----- SOURCE MATERIAL -----

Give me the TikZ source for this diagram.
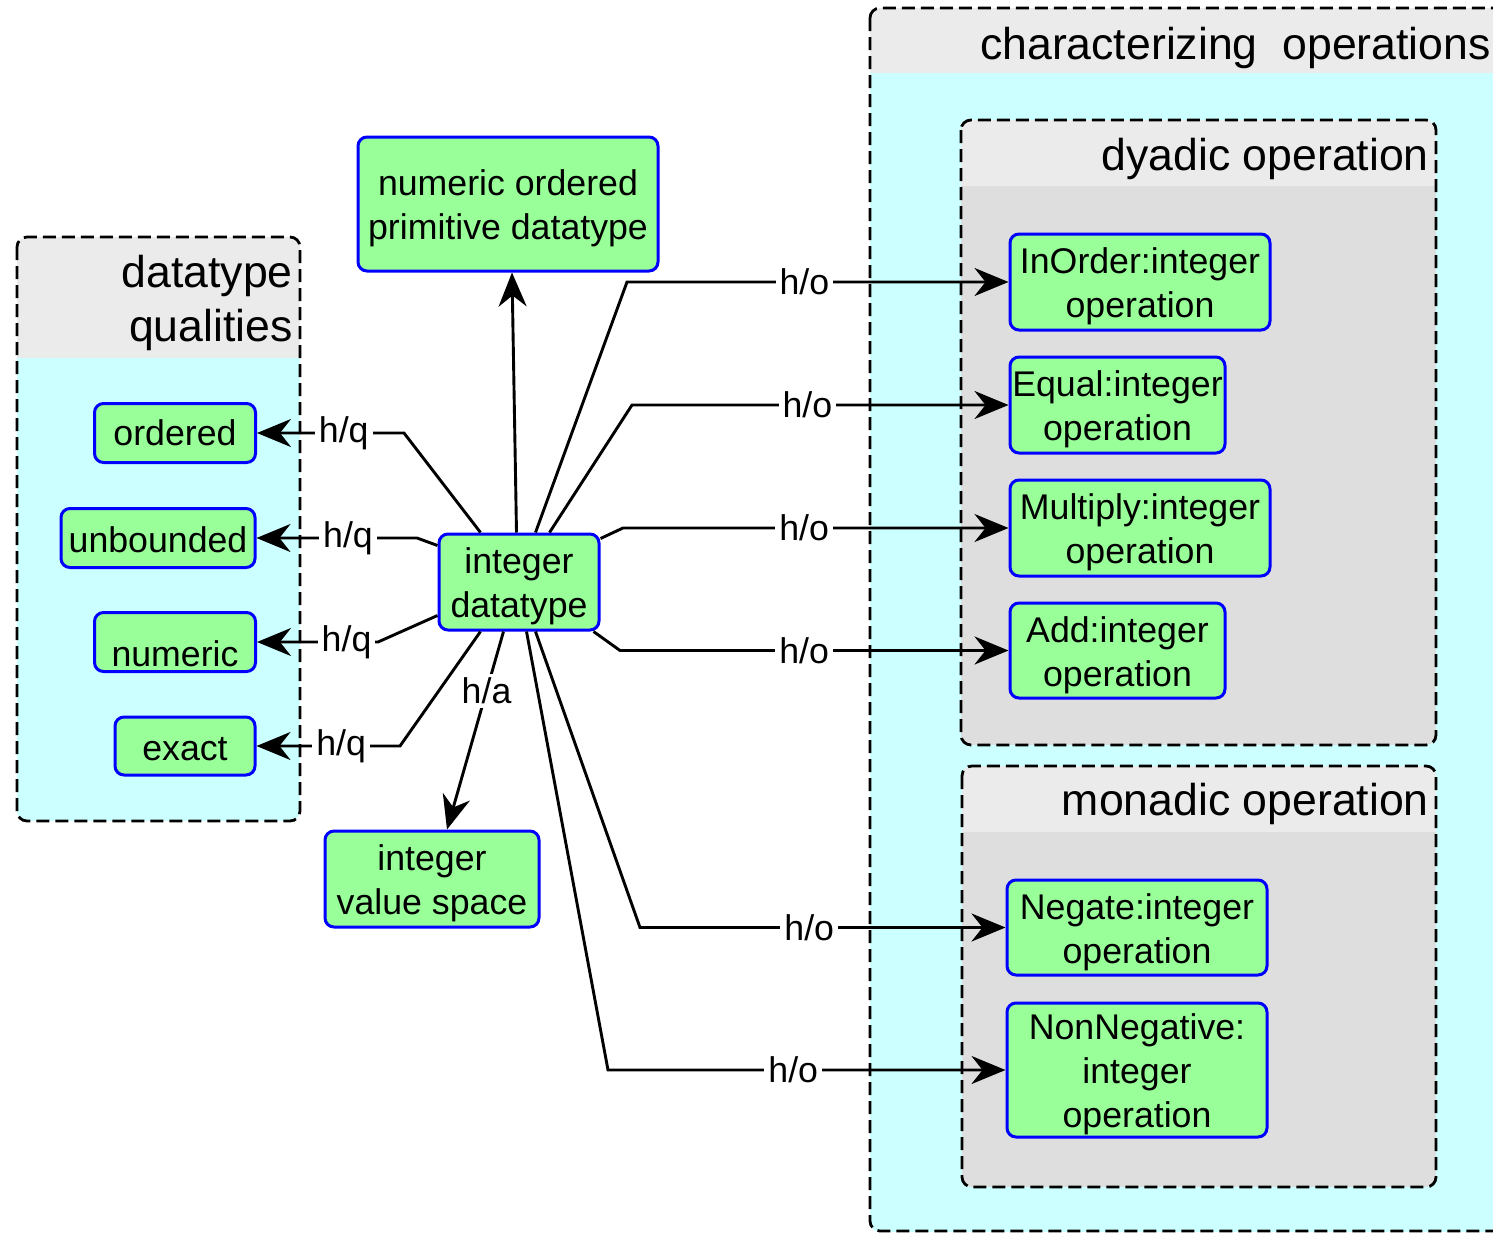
\documentclass[tikz,border=0pt]{standalone}
\usepackage{fontspec}
\setmainfont{Liberation Sans}
\usetikzlibrary{arrows.meta,calc}

\definecolor{nodegreen}{HTML}{99FF99}
\definecolor{nodeblue}{HTML}{0000FF}
\definecolor{groupcyan}{HTML}{CCFFFF}
\definecolor{headgray}{HTML}{EBEBEB}
\definecolor{bodygray}{HTML}{DEDEDE}

% filled group: #1 x1, #2 y1, #3 x2, #4 y2, #5 bottom of title band, #6 body colour
\newcommand\drawgroup[6]{%
  \begin{scope}
    \clip[rounded corners=10pt] (#1,#2) rectangle (#3,#4);
    \fill[#6] (#1,#2) rectangle (#3,#4);
    \fill[headgray] (#1,#2) rectangle (#3,#5);
  \end{scope}%
}
% stacked lines of a concept box, set a little below the box centre
\newcommand\boxtext[2][-5pt]{%
  \raisebox{#1}[\height][\depth]{\begin{tabular}{@{}c@{}}#2\end{tabular}}}
% single line of a concept box, shifted down by the given amount
\newcommand\lowtext[2]{\raisebox{#1}[\height][\depth]{#2}}

\begin{document}
\begin{tikzpicture}[x=1pt,y=-1pt,
  every node/.style={font=\fontsize{35.7}{44}\selectfont},
  item/.style={draw=nodeblue, fill=nodegreen, line width=3pt, rounded corners=9pt,
    align=center, inner sep=0pt},
  grouptitle/.style={font=\fontsize{44.6}{54}\selectfont, inner sep=0pt},
  frame/.style={draw=black, line width=2.8pt, dash pattern=on 13pt off 6pt, rounded corners=10pt},
  link/.style={line width=2.9pt, draw=black},
  tolink/.style={link, -{Stealth[length=34pt,width=28pt,inset=11pt]}},
  rel/.style={fill=white, inner sep=4pt},
]
\fill[white] (0,0) rectangle (1493,1234);
\useasboundingbox (0,0) rectangle (1493,1234);

% group backgrounds
\drawgroup{17}{237}{300}{821}{358}{groupcyan}
\drawgroup{870}{8}{1505}{1232}{73}{groupcyan}
\drawgroup{961}{120}{1436}{745}{186}{bodygray}
\drawgroup{962}{766}{1436}{1187}{832}{bodygray}

% group frames
\draw[frame] (17,237) rectangle (300,821);
\draw[frame] (870,8) rectangle (1505,1231);
\draw[frame] (961,120) rectangle (1436,745);
\draw[frame] (962,766) rectangle (1436,1187);

% group titles
\node[grouptitle, anchor=base east] (charT) at (1491,59) {characterizing\ \ operations};
\node[grouptitle, anchor=base east] (dyadT) at (1429,170) {dyadic operation};
\node[grouptitle, anchor=base east] (monT) at (1429,815) {monadic operation};
\node[grouptitle, anchor=base east] (dqA) at (293,287) {datatype};
\node[grouptitle, anchor=base east] (dqB) at (293,341) {qualities};

% concepts
\node[item, minimum width=300pt, minimum height=134pt] (nopd) at (508,204) {\boxtext{numeric ordered\\primitive datatype}};
\node[item, minimum width=161pt, minimum height=59pt] (ordered) at (175,433) {ordered};
\node[item, minimum width=194pt, minimum height=59pt] (unbounded) at (158,538) {\lowtext{-2pt}{unbounded}};
\node[item, minimum width=161pt, minimum height=59pt] (numeric) at (175,642) {\lowtext{-12pt}{numeric}};
\node[item, minimum width=140pt, minimum height=58pt] (exact) at (185,746) {\lowtext{-3pt}{exact}};
\node[item, minimum width=160pt, minimum height=96pt] (int) at (519,582) {\boxtext{integer\\datatype}};
\node[item, minimum width=214pt, minimum height=96pt] (ivs) at (432,879) {\boxtext{integer\\value space}};
\node[item, minimum width=260pt, minimum height=96pt] (inorder) at (1140,282) {\boxtext{InOrder:integer\\operation}};
\node[item, minimum width=215pt, minimum height=96pt] (equal) at (1117.5,405) {\boxtext{Equal:integer\\operation}};
\node[item, minimum width=260pt, minimum height=96pt] (multiply) at (1140,528) {\boxtext{Multiply:integer\\operation}};
\node[item, minimum width=215pt, minimum height=95pt] (add) at (1117.5,650.5) {\boxtext{Add:integer\\operation}};
\node[item, minimum width=260pt, minimum height=95pt] (negate) at (1137,927.5) {\boxtext{Negate:integer\\operation}};
\node[item, minimum width=260pt, minimum height=134pt] (nonneg) at (1137,1070) {\boxtext{NonNegative:\\integer\\operation}};

% bend points
\coordinate (bOrd) at (404,433);
\coordinate (bUnb) at (417,538);
\coordinate (bNum) at (378,642);
\coordinate (bExa) at (400,746);
\coordinate (bInO) at (627,282);
\coordinate (bEqu) at (632,405);
\coordinate (bMul) at (623,528);
\coordinate (bAdd) at (620,650.5);
\coordinate (bNeg) at (640,927.5);
\coordinate (bNon) at (608,1070);

% supertype
\draw[tolink] ($(int.north west)+(79,0)$) -- ($(nopd.south)+(4,0)$);

% qualities
\draw[tolink] ($(int.north west)+(43,0)$) -- (bOrd) -- node[rel, pos=0.41] (lq1) {h/q} (ordered.east);
\draw[tolink] ($(int.north west)+(0,13)$) -- (bUnb) -- node[rel, pos=0.43] (lq2) {h/q} (unbounded.east);
\draw[tolink] ($(int.north west)+(0,83)$) -- (bNum) -- node[rel, pos=0.26] (lq3) {h/q} (numeric.east);
\draw[tolink] ($(int.south west)+(43,0)$) -- (bExa) -- node[rel, pos=0.41] (lq4) {h/q} (exact.east);

% value space
\draw[tolink] ($(int.south west)+(66,0)$) -- node[rel, pos=0.3] (la) {h/a} ($(ivs.north)+(15,0)$);

% operations
\draw[tolink] ($(int.north west)+(98,0)$) -- (bInO) -- node[rel, pos=0.465] (lo1) {h/o} (inorder.west);
\draw[tolink] ($(int.north west)+(112,0)$) -- (bEqu) -- node[rel, pos=0.466] (lo2) {h/o} (equal.west);
\draw[tolink] ($(int.north east)+(0,6)$) -- (bMul) -- node[rel, pos=0.47] (lo3) {h/o} (multiply.west);
\draw[tolink] ($(int.south east)+(-7,0)$) -- (bAdd) -- node[rel, pos=0.474] (lo4) {h/o} (add.west);
\draw[tolink] ($(int.south west)+(98,0)$) -- (bNeg) -- node[rel, pos=0.463] (lo5) {h/o} (negate.west);
\draw[tolink] ($(int.south west)+(89,0)$) -- (bNon) -- node[rel, pos=0.466] (lo6) {h/o} (nonneg.west);
\end{tikzpicture}
\end{document}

-----

**GIVEN INSTRUCTION**
Reproduce the material above exactly, first line through the line that contains "(962,766) rectangle (1436,1187);", minus the pictures.

**EXERCISE OUTPUT**
Give me the TikZ source for this diagram.
\documentclass[tikz,border=0pt]{standalone}
\usepackage{fontspec}
\setmainfont{Liberation Sans}
\usetikzlibrary{arrows.meta,calc}

\definecolor{nodegreen}{HTML}{99FF99}
\definecolor{nodeblue}{HTML}{0000FF}
\definecolor{groupcyan}{HTML}{CCFFFF}
\definecolor{headgray}{HTML}{EBEBEB}
\definecolor{bodygray}{HTML}{DEDEDE}

% filled group: #1 x1, #2 y1, #3 x2, #4 y2, #5 bottom of title band, #6 body colour
\newcommand\drawgroup[6]{%
  \begin{scope}
    \clip[rounded corners=10pt] (#1,#2) rectangle (#3,#4);
    \fill[#6] (#1,#2) rectangle (#3,#4);
    \fill[headgray] (#1,#2) rectangle (#3,#5);
  \end{scope}%
}
% stacked lines of a concept box, set a little below the box centre
\newcommand\boxtext[2][-5pt]{%
  \raisebox{#1}[\height][\depth]{\begin{tabular}{@{}c@{}}#2\end{tabular}}}
% single line of a concept box, shifted down by the given amount
\newcommand\lowtext[2]{\raisebox{#1}[\height][\depth]{#2}}

\begin{document}
\begin{tikzpicture}[x=1pt,y=-1pt,
  every node/.style={font=\fontsize{35.7}{44}\selectfont},
  item/.style={draw=nodeblue, fill=nodegreen, line width=3pt, rounded corners=9pt,
    align=center, inner sep=0pt},
  grouptitle/.style={font=\fontsize{44.6}{54}\selectfont, inner sep=0pt},
  frame/.style={draw=black, line width=2.8pt, dash pattern=on 13pt off 6pt, rounded corners=10pt},
  link/.style={line width=2.9pt, draw=black},
  tolink/.style={link, -{Stealth[length=34pt,width=28pt,inset=11pt]}},
  rel/.style={fill=white, inner sep=4pt},
]
\fill[white] (0,0) rectangle (1493,1234);
\useasboundingbox (0,0) rectangle (1493,1234);

% group backgrounds
\drawgroup{17}{237}{300}{821}{358}{groupcyan}
\drawgroup{870}{8}{1505}{1232}{73}{groupcyan}
\drawgroup{961}{120}{1436}{745}{186}{bodygray}
\drawgroup{962}{766}{1436}{1187}{832}{bodygray}

% group frames
\draw[frame] (17,237) rectangle (300,821);
\draw[frame] (870,8) rectangle (1505,1231);
\draw[frame] (961,120) rectangle (1436,745);
\draw[frame] (962,766) rectangle (1436,1187);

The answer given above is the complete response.